- Born: November 7, 1915 Newcastle upon Tyne, England
- Died: August 17, 2002 (aged 86)
- Children: 1

Academic background
- Education: Lycée Saint-Charles Westminster School
- Alma mater: University of St Andrews University of Paris

Academic work
- Discipline: Modern languages
- Sub-discipline: French literature, Neo-Latin poetry
- Institutions: University of Cambridge Gonville and Caius College, Cambridge University of St AndrewsUniversity of Oxford Wadham College, Oxford

= Ian McFarlane (literary scholar) =

British scholar (1915–2002)

Ian Dalrymple McFarlane, MBE, FBA (7 November 1915 – 17 August 2002) was a British scholar of French literature. He was the Buchanan Professor of French at the University of St Andrews (1961–71) and the Professor of French Literature at the University of Oxford (1971–83).

== Early life and education ==
The son of a Scottish naval engineer and shipyard manager, McFarlane was born in Newcastle upon Tyne on 7 November 1915. He was largely brought up in France; he attended the Lycée Saint-Charles in Marseille (having also spent time in an English preparatory school in Kent) and, from 1929, Westminster School, where he was a King's Scholar and showed an aptitude for languages. In 1934, he went to study modern languages at the University of St Andrews, spending his summers in Germany. He graduated in 1938 and then went to Paris to continue his studies, but returned to England on the outbreak of the Second World War in 1939.

== Career, research and honours ==
McFarlane served as an officer in the British Army from 1940 and was captured by the Germans during their invasion of France while he was waiting to be evacuated at Dunkirk. He remained a prisoner of war until 1945. That year, after demobilisation (he ended the war a captain and was appointed an MBE for his service), he was appointed a university lecturer in French at the University of Cambridge. In 1947, he was also elected to the first fellowship in French at Gonville and Caius College, Cambridge; his modern languages colleagues were Francis Bennett and Eric Blackall. Meanwhile, he resumed his doctoral studies and was awarded a PhD by the University of Paris in 1950. In 1961, he returned to the University of St Andrews to be the Buchanan Professor of French. He remained there until 1971, when he was appointed the Professor of French Literature at the University of Oxford (which was attached to a fellowship at Wadham College, Oxford); he retired in 1983.

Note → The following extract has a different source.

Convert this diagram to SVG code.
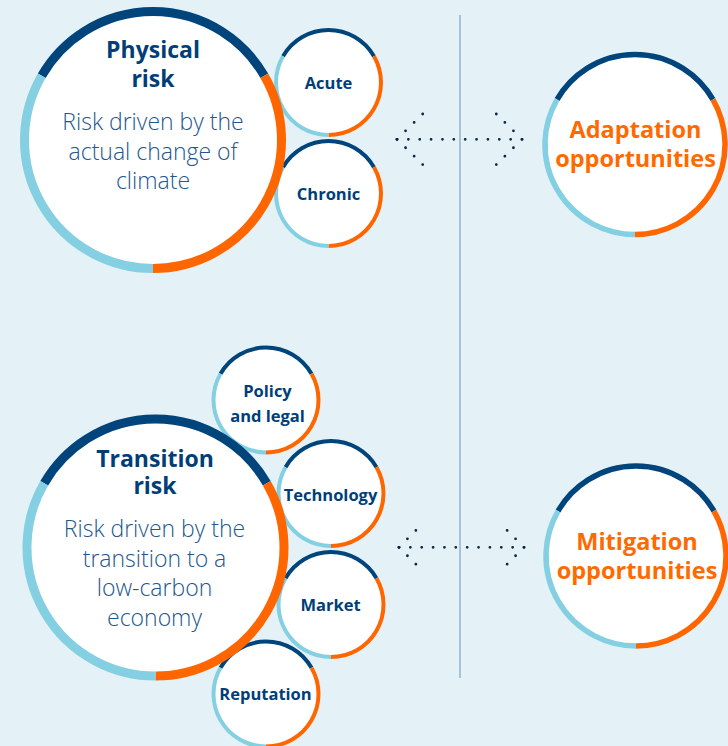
<svg xmlns="http://www.w3.org/2000/svg" xmlns:xlink="http://www.w3.org/1999/xlink" width="728" height="746" viewBox="0 0 728 746">
<style>
.bg{fill:#e4f2f8}
.fill{fill:#ffffff}
.dk{fill:none;stroke:#00447c}
.or{fill:none;stroke:#ff6600}
.lb{fill:none;stroke:#84d0e2}
.L path{stroke-width:9}
.M path{stroke-width:5.5}
.S path{stroke-width:4}
text{font-family:"Open Sans","Noto Sans","Liberation Sans",sans-serif;text-anchor:middle}
.title{font-size:23px;font-weight:700;fill:#003e78}
.desc{font-size:23px;font-weight:300;fill:#23578c}
.lbl{font-size:16.5px;font-weight:700;fill:#003e78}
.opp{font-size:23.5px;font-weight:700;fill:#ff6a00}
.divider{stroke:#a6c4d6;stroke-width:2}
.dots{fill:none;stroke:#0b2545;stroke-width:2.8;stroke-linecap:round}
</style>
<defs>
<g id="ringL" class="L">
<circle class="fill" r="128.5"/>
<path class="dk" d="M-111.28,-64.25 A128.5,128.5 0 0 1 111.28,-64.25"/>
<path class="or" d="M111.28,-64.25 A128.5,128.5 0 0 1 0,128.5"/>
<path class="lb" d="M0,128.5 A128.5,128.5 0 0 1 -111.28,-64.25"/>
</g>
<g id="ringM" class="M">
<circle class="fill" r="90"/>
<path class="dk" d="M-77.94,-45 A90,90 0 0 1 77.94,-45"/>
<path class="or" d="M77.94,-45 A90,90 0 0 1 0,90"/>
<path class="lb" d="M0,90 A90,90 0 0 1 -77.94,-45"/>
</g>
<g id="ringS" class="S">
<circle class="fill" r="52.5"/>
<path class="dk" d="M-45.47,-26.25 A52.5,52.5 0 0 1 45.47,-26.25"/>
<path class="or" d="M45.47,-26.25 A52.5,52.5 0 0 1 0,52.5"/>
<path class="lb" d="M0,52.5 A52.5,52.5 0 0 1 -45.47,-26.25"/>
</g>
</defs>
<rect class="bg" x="0" y="0" width="728" height="746"/>
<line class="divider" x1="460" y1="15" x2="460" y2="678"/>

<g id="acute">
<use xlink:href="#ringS" x="328.5" y="82.5"/>
<text class="lbl" x="328.5" y="88.5">Acute</text>
</g>
<g id="chronic">
<use xlink:href="#ringS" x="328.5" y="193.5"/>
<text class="lbl" x="328.5" y="199.5">Chronic</text>
</g>
<g id="physical-risk">
<use xlink:href="#ringL" x="153" y="140"/>
<text class="title" x="153" y="58">Physical</text>
<text class="title" x="153" y="87">risk</text>
<text class="desc" x="153" y="130">Risk driven by the</text>
<text class="desc" x="153" y="159.5">actual change of</text>
<text class="desc" x="153" y="189">climate</text>
</g>

<g id="policy-legal">
<use xlink:href="#ringS" x="266" y="400"/>
<text class="lbl" x="267.5" y="397">Policy</text>
<text class="lbl" x="267.5" y="422">and legal</text>
</g>
<g id="technology">
<use xlink:href="#ringS" x="331" y="493.5"/>
<text class="lbl" x="330.5" y="500.5">Technology</text>
</g>
<g id="market">
<use xlink:href="#ringS" x="331" y="604.5"/>
<text class="lbl" x="330.5" y="610.5">Market</text>
</g>
<g id="reputation">
<use xlink:href="#ringS" x="266" y="694"/>
<text class="lbl" x="265.5" y="700">Reputation</text>
</g>
<g id="transition-risk">
<use xlink:href="#ringL" x="155.5" y="547.5"/>
<text class="title" x="155" y="466.5">Transition</text>
<text class="title" x="155" y="494">risk</text>
<text class="desc" x="154.5" y="537">Risk driven by the</text>
<text class="desc" x="154.5" y="566.5">transition to a</text>
<text class="desc" x="154.5" y="596">low-carbon</text>
<text class="desc" x="154.5" y="625.5">economy</text>
</g>

<g id="adaptation-opportunities">
<use xlink:href="#ringM" x="635" y="144.5"/>
<text class="opp" x="635.5" y="137.5">Adaptation</text>
<text class="opp" x="635.5" y="167">opportunities</text>
</g>
<g id="mitigation-opportunities">
<use xlink:href="#ringM" x="636" y="556"/>
<text class="opp" x="637" y="549.5">Mitigation</text>
<text class="opp" x="637" y="578.5">opportunities</text>
</g>

<g id="connectors">
<path class="dots" stroke-dasharray="0 11.364" d="M397,139.3 H522"/>
<path class="dots" stroke-dasharray="0 12.02" d="M397,139.3 L422.7,114"/>
<path class="dots" stroke-dasharray="0 12.02" d="M397,139.3 L422.7,164.6"/>
<path class="dots" stroke-dasharray="0 12.02" d="M522,139.3 L496.3,114"/>
<path class="dots" stroke-dasharray="0 12.02" d="M522,139.3 L496.3,164.6"/>
<path class="dots" stroke-dasharray="0 11.364" d="M399,547.3 H524"/>
<path class="dots" stroke-dasharray="0 11.93" d="M399,547.3 L424.3,522"/>
<path class="dots" stroke-dasharray="0 11.93" d="M399,547.3 L424.3,572.6"/>
<path class="dots" stroke-dasharray="0 11.93" d="M524,547.3 L498.7,522"/>
<path class="dots" stroke-dasharray="0 11.93" d="M524,547.3 L498.7,572.6"/>
</g>
</svg>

McFarlane's monograph studies included Renaissance France, 1470–1589 for the Literary History of France series (1974) and a biography of George Buchanan entitled simply Buchanan (1981). He also produced an edition of Maurice Scève's Délie (1966), and of Pierre Corneille's plays Cinna ou la clémence d'Auguste (1965) and Horace (1971); he edited The Entry of Henry II into Paris 16 June 1549 (1982) and an anthology Renaissance Latin Poetry (1980), as well as the collection Renaissance Studies: Six Essays (with A. H. Ashe and D. D. R. Owen, 1972), a Festschrift for Harry Barnwell and a collection of essays brought together in memory of Richard Sayce (the latter two in 1982). He was elected a fellow of the British Academy in 1978. He was the president of the International Association of Neo-Latin Studies from 1979 to 1982 and the Zaharoff Lecturer at the University of Oxford in 1984. In 1984, he was presented with a Festschrift, Neo-Latin and the Vernacular in Renaissance France, edited by Grahame Castor and Terence Cave. McFarlane died on 17 August 2002. He was survived by his son; his wife, Marjory, had died the previous year.